Minute Meditations

God Does Know Best

Thursday 21st August

Image showing the beauty in the creation of God.

Our parakeet has bronchitis and the veterinarian has prescribed an antibiotic which we have to give him three times a day. The doctor really knows what is best for him but he certainly doesn’t think so. He resists taking his medicine with every fibre of his being and cries out in protest while we hold him with one hand, open his beak with the other and my wife squeezes the medicine into his little mouth. After it is all over he acts as if we have done him a great injustice. No sooner are we perhaps forgiven for the ill treatment he feels we have done him than it is time to do it again and once more bring his ire upon our head.

If he had his own way our bird would certainly refuse the medicine but then he would be dead by now instead of getting better because we are doing what is best for him in spite of his protests.

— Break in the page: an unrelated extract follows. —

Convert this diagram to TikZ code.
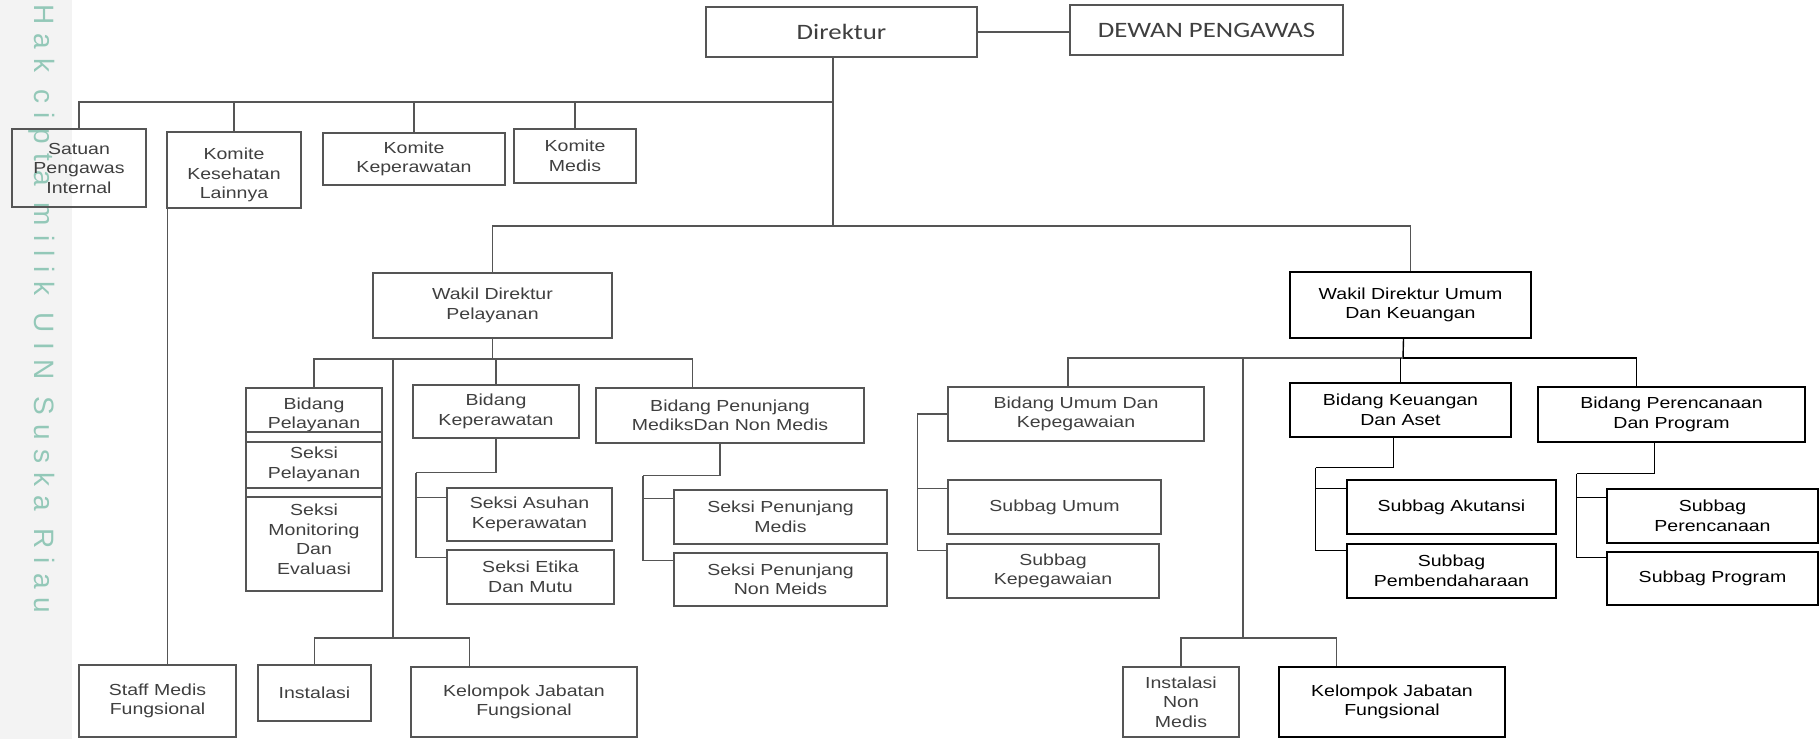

How often do we protest taking and doing that which is best for us? We are told that our Heavenly Father’s thoughts are as high above ours as the heavens are above the earth. We feel that we have quite a bit more brain power than our parakeet, but in comparison with our Creator we are closer to the bird than we are to God. If we know what is best for our bird how much more does our Heavenly Father know what is best for us. We should be filled with awe when we consider that the smallest details of our lives are all known to God and that not even a sparrow can fall to the ground without the Father knowing it. This is the same Father who created the heavens and the earth with His fingers. When we realize that He knows us, knows what is best for us, and is chastening us and correcting us so that we can become rulers with His son in His Kingdom we should accept the trials He sends our way with grace. If our parakeet only had more sense he would thank us for what we are doing for him. If we only had more wisdom we too would thank God for the trials that come our way.

The apostles reacted this way for we are told in the Acts how they felt after being beaten. We read that they departed ”rejoicing that they were counted worthy to suffer shame for his name.” After being stoned Paul exhorted the brethren ”to continue in the faith, and that we must through much tribulation enter into the kingdom of God.”

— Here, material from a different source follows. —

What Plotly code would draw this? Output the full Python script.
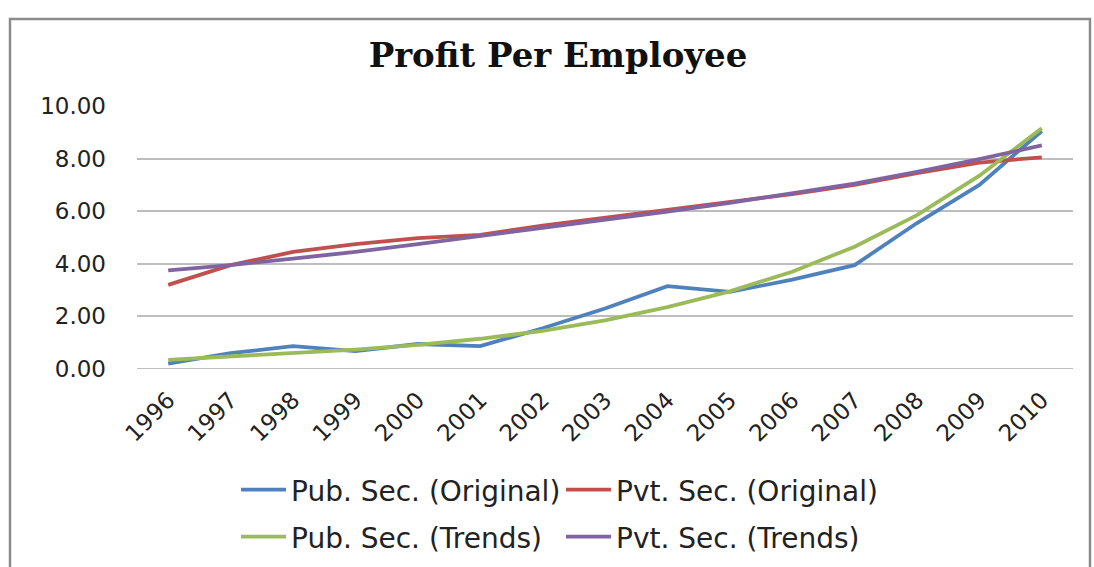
import plotly.graph_objects as go

years = [str(y) for y in range(1996, 2011)]

pub_original = [0.20, 0.60, 0.87, 0.68, 0.95, 0.87, 1.55, 2.30, 3.15, 2.93, 3.40, 3.95, 5.55, 7.00, 9.05]
pvt_original = [3.20, 3.95, 4.45, 4.75, 4.98, 5.10, 5.45, 5.75, 6.05, 6.35, 6.65, 7.00, 7.45, 7.85, 8.05]
pub_trends = [0.35, 0.48, 0.60, 0.74, 0.92, 1.15, 1.45, 1.85, 2.35, 2.95, 3.70, 4.65, 5.85, 7.35, 9.15]
pvt_trends = [3.75, 3.95, 4.20, 4.45, 4.75, 5.05, 5.35, 5.65, 5.98, 6.32, 6.68, 7.05, 7.50, 7.98, 8.50]

y_ticks = [0, 2, 4, 6, 8, 10]
y_labels = ["0.00", "2.00", "4.00", "6.00", "8.00", "10.00"]

series = [
    ("Pub. Sec. (Original)", pub_original, "#4F81BD", "legend"),
    ("Pvt. Sec. (Original)", pvt_original, "#C0504D", "legend"),
    ("Pub. Sec. (Trends)", pub_trends, "#9BBB59", "legend2"),
    ("Pvt. Sec. (Trends)", pvt_trends, "#8064A2", "legend2"),
]

fig = go.Figure()
for name, vals, color, lg in series:
    fig.add_trace(go.Scatter(
        x=years, y=vals, name=name, mode="lines",
        line=dict(color=color, width=3.8),
        legend=lg,
    ))

W, H = 1094, 567
L, R, T, B = 137, 21, 106, 198
pw, ph = W - L - R, H - T - B

def px_x(p):
    return (p - L) / pw

def px_y(p):
    return (H - B - p) / ph

legend_font = dict(family="DejaVu Sans", size=28, color="#222222")

fig.update_layout(
    width=W, height=H,
    margin=dict(l=L, r=R, t=T, b=B, autoexpand=False),
    paper_bgcolor="white", plot_bgcolor="white",
    title=dict(
        text="<b>Profit Per Employee</b>",
        font=dict(family="DejaVu Serif", size=34, color="#111111"),
        xref="container", x=558 / W, xanchor="center",
        y=1 - 55 / H, yanchor="middle",
    ),
    xaxis=dict(
        type="category", range=[-0.5, 14.5],
        tickangle=-45, showgrid=False, showline=False, ticks="",
        ticklabelstandoff=12,
        tickfont=dict(family="DejaVu Sans", size=23, color="#222222"),
        zeroline=False,
    ),
    yaxis=dict(
        range=[0, 10], tickvals=y_ticks, ticktext=y_labels,
        showgrid=True, gridcolor="#BDBDBD", gridwidth=2,
        zeroline=False, showline=False, ticks="",
        ticklabelstandoff=30,
        tickfont=dict(family="DejaVu Sans", size=23, color="#222222"),
    ),
    legend=dict(
        orientation="h", x=px_x(236), xanchor="left",
        y=px_y(490), yanchor="middle",
        entrywidth=265, entrywidthmode="pixels",
        itemwidth=45, font=legend_font, bgcolor="rgba(0,0,0,0)",
    ),
    legend2=dict(
        orientation="h", x=px_x(236), xanchor="left",
        y=px_y(537), yanchor="middle",
        entrywidth=265, entrywidthmode="pixels",
        itemwidth=45, font=legend_font, bgcolor="rgba(0,0,0,0)",
    ),
    shapes=[
        # zero baseline
        dict(type="line", xref="paper", yref="y", x0=0, x1=1, y0=0, y1=0,
             line=dict(color="#BDBDBD", width=2)),
        # chart frame
        dict(type="rect", xref="paper", yref="paper",
             x0=px_x(10), x1=px_x(1090), y0=px_y(600), y1=px_y(19),
             line=dict(color="#8C8C8C", width=2.5), layer="below"),
    ],
)

fig.write_html("out.html")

It is one thing to believe and accept this academically but quite a different thing to accept trouble cheerfully when it happens to us. It is very easy to advise the other fellow to smile at the storm when we are in smooth waters, but then when we are in it ourselves our smile can change very quickly.

The key to accepting our troubles gracefully is prayer. This is where we have the advantage not only over the birds but over fellow human beings who do not communicate with God. Our prayers will see us through all our troubles for ”God is our refuge and strength and a very present help in trouble.” When we feel in our hearts that He knows, cares and hears, then we can take heart for ”our light affliction, which is but for a moment, worketh for us a far more exceeding and eternal weight of glory.”

It would seem that few of us today are being tried as severely as they were in the first century, yet we know that God will always send us the right kind and amount of trouble to prepare us for glory and so with Paul we can say, ”I reckon that the sufferings of this present time are not worthy to be compared with the glory which shall be revealed in us.”